--- Data provided ---
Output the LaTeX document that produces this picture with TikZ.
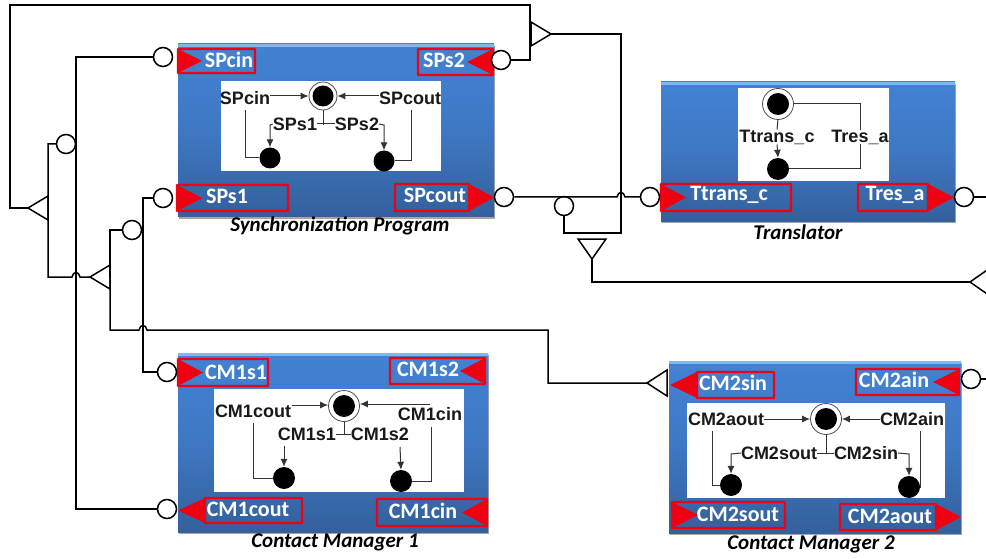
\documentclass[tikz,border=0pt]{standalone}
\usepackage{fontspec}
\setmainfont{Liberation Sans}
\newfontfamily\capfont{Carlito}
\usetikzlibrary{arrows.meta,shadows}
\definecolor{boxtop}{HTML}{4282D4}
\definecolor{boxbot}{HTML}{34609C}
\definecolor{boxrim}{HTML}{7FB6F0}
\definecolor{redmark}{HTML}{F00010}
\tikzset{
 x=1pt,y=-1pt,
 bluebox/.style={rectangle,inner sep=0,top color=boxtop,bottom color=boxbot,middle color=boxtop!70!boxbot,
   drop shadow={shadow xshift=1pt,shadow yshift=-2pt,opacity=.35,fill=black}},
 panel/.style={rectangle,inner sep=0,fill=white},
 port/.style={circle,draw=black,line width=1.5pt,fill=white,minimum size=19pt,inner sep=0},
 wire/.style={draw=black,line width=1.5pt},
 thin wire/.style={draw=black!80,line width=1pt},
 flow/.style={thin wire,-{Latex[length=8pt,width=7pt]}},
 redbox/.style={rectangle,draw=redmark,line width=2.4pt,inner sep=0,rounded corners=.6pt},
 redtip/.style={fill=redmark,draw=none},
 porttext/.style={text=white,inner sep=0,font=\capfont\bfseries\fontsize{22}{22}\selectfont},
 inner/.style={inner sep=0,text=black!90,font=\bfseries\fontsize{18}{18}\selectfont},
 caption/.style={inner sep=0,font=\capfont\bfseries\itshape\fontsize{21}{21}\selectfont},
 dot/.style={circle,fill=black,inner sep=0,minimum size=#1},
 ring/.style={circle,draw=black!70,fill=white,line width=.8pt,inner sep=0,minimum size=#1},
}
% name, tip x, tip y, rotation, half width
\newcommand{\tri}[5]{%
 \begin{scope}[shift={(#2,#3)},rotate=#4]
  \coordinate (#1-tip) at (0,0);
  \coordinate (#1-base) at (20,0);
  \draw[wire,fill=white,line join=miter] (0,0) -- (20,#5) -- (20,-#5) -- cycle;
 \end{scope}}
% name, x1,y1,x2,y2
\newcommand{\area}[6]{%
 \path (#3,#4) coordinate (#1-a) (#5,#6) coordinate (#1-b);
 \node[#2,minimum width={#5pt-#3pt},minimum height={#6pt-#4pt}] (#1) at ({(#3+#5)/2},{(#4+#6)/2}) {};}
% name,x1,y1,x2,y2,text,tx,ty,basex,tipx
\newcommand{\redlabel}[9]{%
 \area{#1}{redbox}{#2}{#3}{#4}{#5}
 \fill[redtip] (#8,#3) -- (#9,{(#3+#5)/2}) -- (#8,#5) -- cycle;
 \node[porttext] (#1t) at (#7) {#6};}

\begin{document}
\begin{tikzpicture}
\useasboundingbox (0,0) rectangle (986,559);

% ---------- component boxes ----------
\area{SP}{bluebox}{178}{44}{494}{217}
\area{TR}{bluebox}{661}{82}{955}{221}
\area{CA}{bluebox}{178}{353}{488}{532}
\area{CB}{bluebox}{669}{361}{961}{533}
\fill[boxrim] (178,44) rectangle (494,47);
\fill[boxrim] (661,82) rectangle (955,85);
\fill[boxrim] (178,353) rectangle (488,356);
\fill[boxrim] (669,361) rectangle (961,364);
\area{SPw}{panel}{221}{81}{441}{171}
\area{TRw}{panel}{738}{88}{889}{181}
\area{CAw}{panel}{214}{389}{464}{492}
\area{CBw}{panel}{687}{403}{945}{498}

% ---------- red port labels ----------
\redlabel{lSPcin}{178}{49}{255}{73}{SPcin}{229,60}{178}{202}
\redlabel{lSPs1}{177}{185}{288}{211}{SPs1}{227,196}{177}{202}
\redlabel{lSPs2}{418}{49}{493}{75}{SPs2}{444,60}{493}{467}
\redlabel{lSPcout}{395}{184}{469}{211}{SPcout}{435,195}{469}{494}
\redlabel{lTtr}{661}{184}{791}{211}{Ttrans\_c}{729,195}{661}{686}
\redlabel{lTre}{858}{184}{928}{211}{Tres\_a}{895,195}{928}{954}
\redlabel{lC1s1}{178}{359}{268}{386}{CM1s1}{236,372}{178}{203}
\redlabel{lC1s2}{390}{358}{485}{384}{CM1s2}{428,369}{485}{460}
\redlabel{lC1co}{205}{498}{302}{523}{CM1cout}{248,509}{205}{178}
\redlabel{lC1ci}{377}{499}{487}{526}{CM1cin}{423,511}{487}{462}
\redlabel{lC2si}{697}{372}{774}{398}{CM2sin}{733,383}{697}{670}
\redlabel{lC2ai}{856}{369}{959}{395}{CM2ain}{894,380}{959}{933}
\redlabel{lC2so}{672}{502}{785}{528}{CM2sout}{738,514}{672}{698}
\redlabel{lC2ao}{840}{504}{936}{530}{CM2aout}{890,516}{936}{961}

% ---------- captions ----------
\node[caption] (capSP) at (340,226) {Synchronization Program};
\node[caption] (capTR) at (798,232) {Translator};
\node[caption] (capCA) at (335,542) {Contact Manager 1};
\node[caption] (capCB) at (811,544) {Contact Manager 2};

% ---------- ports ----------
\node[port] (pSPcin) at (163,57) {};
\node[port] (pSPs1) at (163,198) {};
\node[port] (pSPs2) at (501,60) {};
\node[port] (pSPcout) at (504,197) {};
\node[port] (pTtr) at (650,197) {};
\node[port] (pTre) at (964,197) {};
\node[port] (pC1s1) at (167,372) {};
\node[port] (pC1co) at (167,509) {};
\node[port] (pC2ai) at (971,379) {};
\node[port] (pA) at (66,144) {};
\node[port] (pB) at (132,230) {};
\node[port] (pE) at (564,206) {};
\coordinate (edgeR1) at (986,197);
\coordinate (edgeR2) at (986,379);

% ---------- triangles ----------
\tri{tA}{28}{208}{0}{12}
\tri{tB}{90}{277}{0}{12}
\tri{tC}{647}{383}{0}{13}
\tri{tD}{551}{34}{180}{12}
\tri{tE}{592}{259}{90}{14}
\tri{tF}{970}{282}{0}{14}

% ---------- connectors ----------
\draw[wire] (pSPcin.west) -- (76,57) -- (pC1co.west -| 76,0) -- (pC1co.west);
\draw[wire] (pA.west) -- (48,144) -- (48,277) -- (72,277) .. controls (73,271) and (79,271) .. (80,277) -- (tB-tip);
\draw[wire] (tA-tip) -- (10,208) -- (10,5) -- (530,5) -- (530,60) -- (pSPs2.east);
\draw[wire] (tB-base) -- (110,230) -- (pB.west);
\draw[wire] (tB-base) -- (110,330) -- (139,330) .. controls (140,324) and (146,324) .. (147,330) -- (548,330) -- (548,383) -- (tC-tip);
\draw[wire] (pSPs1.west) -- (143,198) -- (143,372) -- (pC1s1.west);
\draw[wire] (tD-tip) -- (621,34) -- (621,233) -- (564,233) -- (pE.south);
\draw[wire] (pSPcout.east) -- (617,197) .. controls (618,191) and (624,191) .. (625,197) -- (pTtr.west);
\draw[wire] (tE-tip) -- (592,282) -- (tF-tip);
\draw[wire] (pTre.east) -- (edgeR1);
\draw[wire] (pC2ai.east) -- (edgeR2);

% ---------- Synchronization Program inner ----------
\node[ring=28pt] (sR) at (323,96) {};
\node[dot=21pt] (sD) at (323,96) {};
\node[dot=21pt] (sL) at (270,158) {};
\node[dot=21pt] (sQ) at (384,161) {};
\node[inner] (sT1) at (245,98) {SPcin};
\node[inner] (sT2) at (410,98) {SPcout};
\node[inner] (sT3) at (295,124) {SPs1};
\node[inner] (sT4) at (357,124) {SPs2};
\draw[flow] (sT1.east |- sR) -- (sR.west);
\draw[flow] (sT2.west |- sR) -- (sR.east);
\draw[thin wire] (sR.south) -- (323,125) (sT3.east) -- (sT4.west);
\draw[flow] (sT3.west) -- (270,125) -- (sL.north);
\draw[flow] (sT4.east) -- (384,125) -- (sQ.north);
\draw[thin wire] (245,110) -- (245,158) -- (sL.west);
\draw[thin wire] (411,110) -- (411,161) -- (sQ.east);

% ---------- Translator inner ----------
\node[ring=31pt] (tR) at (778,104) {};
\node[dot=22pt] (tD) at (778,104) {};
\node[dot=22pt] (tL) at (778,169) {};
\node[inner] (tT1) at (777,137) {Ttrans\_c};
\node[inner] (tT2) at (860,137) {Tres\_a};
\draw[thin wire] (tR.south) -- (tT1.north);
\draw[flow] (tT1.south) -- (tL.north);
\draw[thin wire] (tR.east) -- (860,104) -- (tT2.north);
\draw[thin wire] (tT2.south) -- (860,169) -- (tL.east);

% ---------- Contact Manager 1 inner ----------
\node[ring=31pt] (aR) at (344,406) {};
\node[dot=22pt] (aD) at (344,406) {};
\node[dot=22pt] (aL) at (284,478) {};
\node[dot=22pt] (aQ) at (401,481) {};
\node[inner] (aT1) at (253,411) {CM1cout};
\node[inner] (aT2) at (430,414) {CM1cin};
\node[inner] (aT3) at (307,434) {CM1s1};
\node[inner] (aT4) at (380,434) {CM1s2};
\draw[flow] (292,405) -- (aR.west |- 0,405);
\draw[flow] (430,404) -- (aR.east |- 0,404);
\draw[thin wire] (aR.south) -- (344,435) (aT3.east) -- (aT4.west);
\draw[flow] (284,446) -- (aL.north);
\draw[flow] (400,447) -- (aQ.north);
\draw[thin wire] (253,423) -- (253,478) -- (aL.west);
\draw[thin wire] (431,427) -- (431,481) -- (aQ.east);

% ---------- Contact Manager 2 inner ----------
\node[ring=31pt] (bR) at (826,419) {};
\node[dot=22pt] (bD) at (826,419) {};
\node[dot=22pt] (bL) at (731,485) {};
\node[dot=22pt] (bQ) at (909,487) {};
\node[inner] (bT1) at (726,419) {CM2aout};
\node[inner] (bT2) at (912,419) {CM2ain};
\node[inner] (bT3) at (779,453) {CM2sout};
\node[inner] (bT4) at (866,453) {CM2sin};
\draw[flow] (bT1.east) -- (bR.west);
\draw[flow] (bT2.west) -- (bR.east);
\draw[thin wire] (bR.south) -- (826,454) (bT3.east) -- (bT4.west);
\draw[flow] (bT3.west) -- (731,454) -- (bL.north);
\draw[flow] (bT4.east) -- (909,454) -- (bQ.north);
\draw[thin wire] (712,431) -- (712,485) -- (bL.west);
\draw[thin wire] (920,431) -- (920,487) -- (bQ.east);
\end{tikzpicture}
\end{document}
---
Copy exactly the lines running from the beginning of the listing through the line that has "(0,0) rectangle (986,559);". Drop the pictures.

_Answer to this problem:_
Output the LaTeX document that produces this picture with TikZ.
\documentclass[tikz,border=0pt]{standalone}
\usepackage{fontspec}
\setmainfont{Liberation Sans}
\newfontfamily\capfont{Carlito}
\usetikzlibrary{arrows.meta,shadows}
\definecolor{boxtop}{HTML}{4282D4}
\definecolor{boxbot}{HTML}{34609C}
\definecolor{boxrim}{HTML}{7FB6F0}
\definecolor{redmark}{HTML}{F00010}
\tikzset{
 x=1pt,y=-1pt,
 bluebox/.style={rectangle,inner sep=0,top color=boxtop,bottom color=boxbot,middle color=boxtop!70!boxbot,
   drop shadow={shadow xshift=1pt,shadow yshift=-2pt,opacity=.35,fill=black}},
 panel/.style={rectangle,inner sep=0,fill=white},
 port/.style={circle,draw=black,line width=1.5pt,fill=white,minimum size=19pt,inner sep=0},
 wire/.style={draw=black,line width=1.5pt},
 thin wire/.style={draw=black!80,line width=1pt},
 flow/.style={thin wire,-{Latex[length=8pt,width=7pt]}},
 redbox/.style={rectangle,draw=redmark,line width=2.4pt,inner sep=0,rounded corners=.6pt},
 redtip/.style={fill=redmark,draw=none},
 porttext/.style={text=white,inner sep=0,font=\capfont\bfseries\fontsize{22}{22}\selectfont},
 inner/.style={inner sep=0,text=black!90,font=\bfseries\fontsize{18}{18}\selectfont},
 caption/.style={inner sep=0,font=\capfont\bfseries\itshape\fontsize{21}{21}\selectfont},
 dot/.style={circle,fill=black,inner sep=0,minimum size=#1},
 ring/.style={circle,draw=black!70,fill=white,line width=.8pt,inner sep=0,minimum size=#1},
}
% name, tip x, tip y, rotation, half width
\newcommand{\tri}[5]{%
 \begin{scope}[shift={(#2,#3)},rotate=#4]
  \coordinate (#1-tip) at (0,0);
  \coordinate (#1-base) at (20,0);
  \draw[wire,fill=white,line join=miter] (0,0) -- (20,#5) -- (20,-#5) -- cycle;
 \end{scope}}
% name, x1,y1,x2,y2
\newcommand{\area}[6]{%
 \path (#3,#4) coordinate (#1-a) (#5,#6) coordinate (#1-b);
 \node[#2,minimum width={#5pt-#3pt},minimum height={#6pt-#4pt}] (#1) at ({(#3+#5)/2},{(#4+#6)/2}) {};}
% name,x1,y1,x2,y2,text,tx,ty,basex,tipx
\newcommand{\redlabel}[9]{%
 \area{#1}{redbox}{#2}{#3}{#4}{#5}
 \fill[redtip] (#8,#3) -- (#9,{(#3+#5)/2}) -- (#8,#5) -- cycle;
 \node[porttext] (#1t) at (#7) {#6};}

\begin{document}
\begin{tikzpicture}
\useasboundingbox (0,0) rectangle (986,559);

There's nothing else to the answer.